The taxpayer is a Tennessee corporation with its principal office in Chattanooga, and is engaged in the business of contracting and dealing in plumbing, heating, and electrical supplies. The business was previously conducted as an individual enterprise by Fred H. Cantrell.
The taxpayer was incorporated April 1, 1918. The assets of the individual business conducted by Cantrell, with the exception of accounts receivable, were paid in to the corporation in exchange for its entire issue of capital stock in the amount of $150,000. Immediately prior to the date of incorporation, Cantrell, who had been in business for 25 years, *2473 had made an inventory of his stock of merchandise, furniture, fixtures, tools, machinery, etc. In the making of the inventory, depreciation upon depreciable property was taken into account. The assets inventoried had cost from $10,000 to $15,000 more than the amount of the inventory, which totaled $140,000. The assets were inventoried and placed upon the taxpayer's books of account as follows:
| Merchandise | $130,000 |
| Tools and machinery | 6,000 |
| Autos and trucks | 2,500 |
| Furniture and fixtures | 1,500 |
| Cash | 10,000 |
| Total | 150,000 |
The principal reason for incorporating the business was to enable employees to acquire an interest in the business. Some of these employees were permitted to acquire stock at a price of $66 2/3 a share. Each employee subscribing for shares of stock gave Cantrell notes in payment therefor. It was supposed that the notes would be paid by the employees from dividends and from salaries. Cantrell also attempted to interest certain prominent business men in Chatanooga in the enterprise, and offered to sell certain business men shares at a price of $66 2/3 a share. Only one of the business men, however, purchased any shares of stock at that*2474 price.

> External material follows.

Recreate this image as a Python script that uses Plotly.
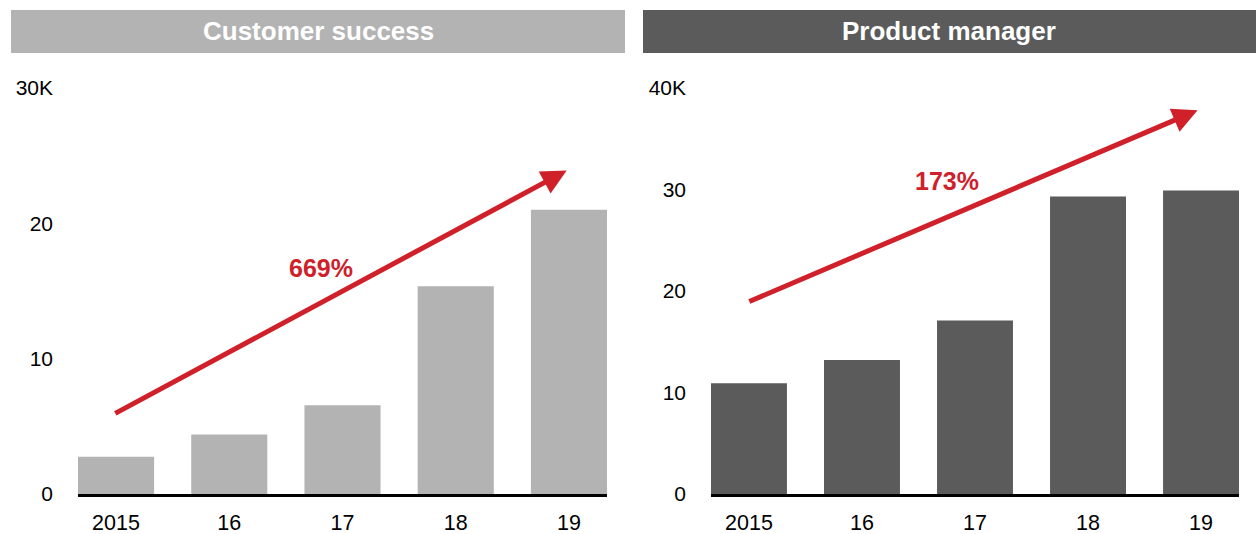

By reason of the fact that certain shares of capital stock of the corporation were sold at price of two-thirds of the par value, the Commissioner held that the actual cash value of the assets paid in for shares of stock was only two-thirds of the par value of the shares, and reduced invested capital accordingly. He also held that the value of the depreciable assets paid in for such shares was only two-thirds of the amount claimed and reduced the depreciation claimed in like proportion.